Sozialdezernentin Reker auf der Suche nach Wohnraum
Sozialdezernentin Henriette Reker widersprach nicht, gestand auch Fehler der Kommunen ein, die es versäumt hätten, Wohnraum für Flüchtlinge vorzuhalten. „Damit hätte man die derzeitige Dynamik des Zustroms aber unmöglich auffangen können“, so Reker. Sie forderte Mieter und Vermieter auf, die Verwaltung über leer stehende Wohnungen oder andere Räumlichkeiten, die für die Unterbringung genutzt werden könnten, in Kenntnis zu setzen.
Menschen so behandeln, wie man selbst behandelt werden will
Pfarrer Mörtter fasste zusammen: keine Arbeitserlaubnis, keine Deutschkurse, nicht einmal ausreichende medizinische Versorgung für Flüchtlinge in den ersten Monaten ihres Aufenthalts in Deutschland: „Die Würde des Menschen ist hierzulande wieder antastbar“, resümierte er, und erinnerte leidenschaftlich an den kategorischen Imperativ des Philosophen Immanuel Kant, wonach man andere Menschen so behandeln solle, wie man selbst behandelt werden möchte.
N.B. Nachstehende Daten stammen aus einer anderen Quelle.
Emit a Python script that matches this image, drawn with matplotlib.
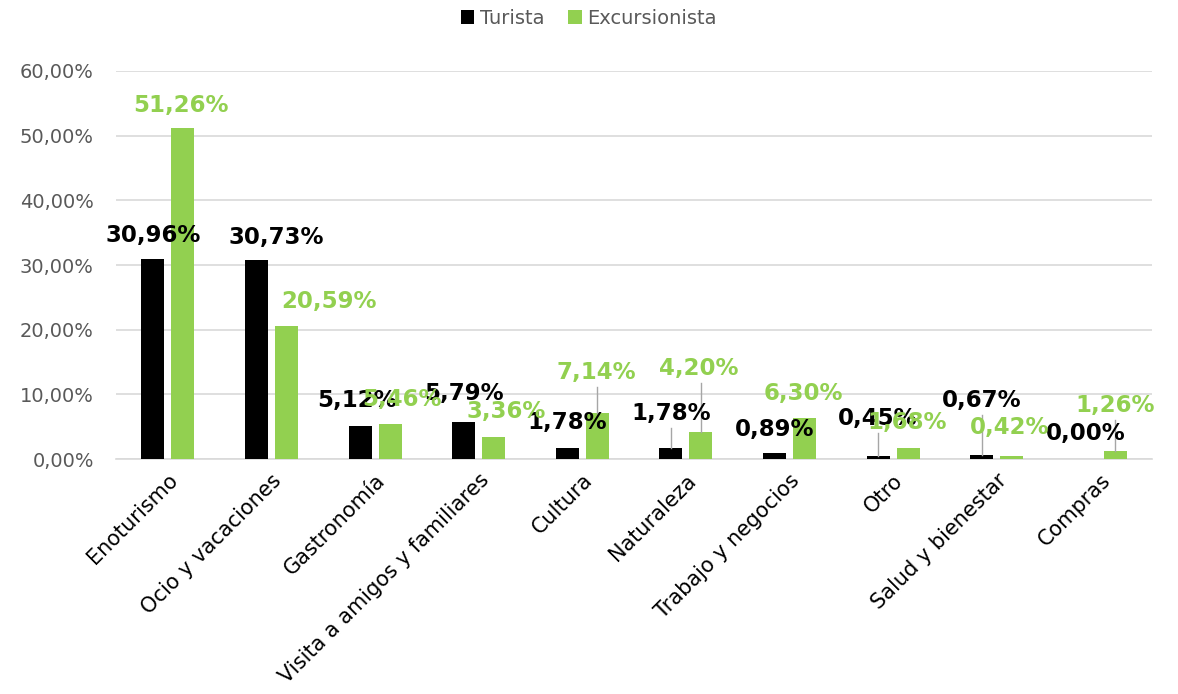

Beifall für das „Stammbaum“-Lied mit den Bläck Fööss
Dann kamen mit Bommel Lückerath, Hartmut Priess und Kafi Biermann drei Bläck Fööss auf die Bühne, um mit den anderen eine textlich aktualisierte Version des „Stammbaums“ zu singen. Darin waren ausdrücklich Ankömmlinge aus Syrien, Afghanistan oder Nigeria genannt, das Gürzenich-Orchester ließ Klezmer-Klänge und orientalische Passagen in die Musik einfließen – ein Abschluss, für den es tosenden Beifall gab.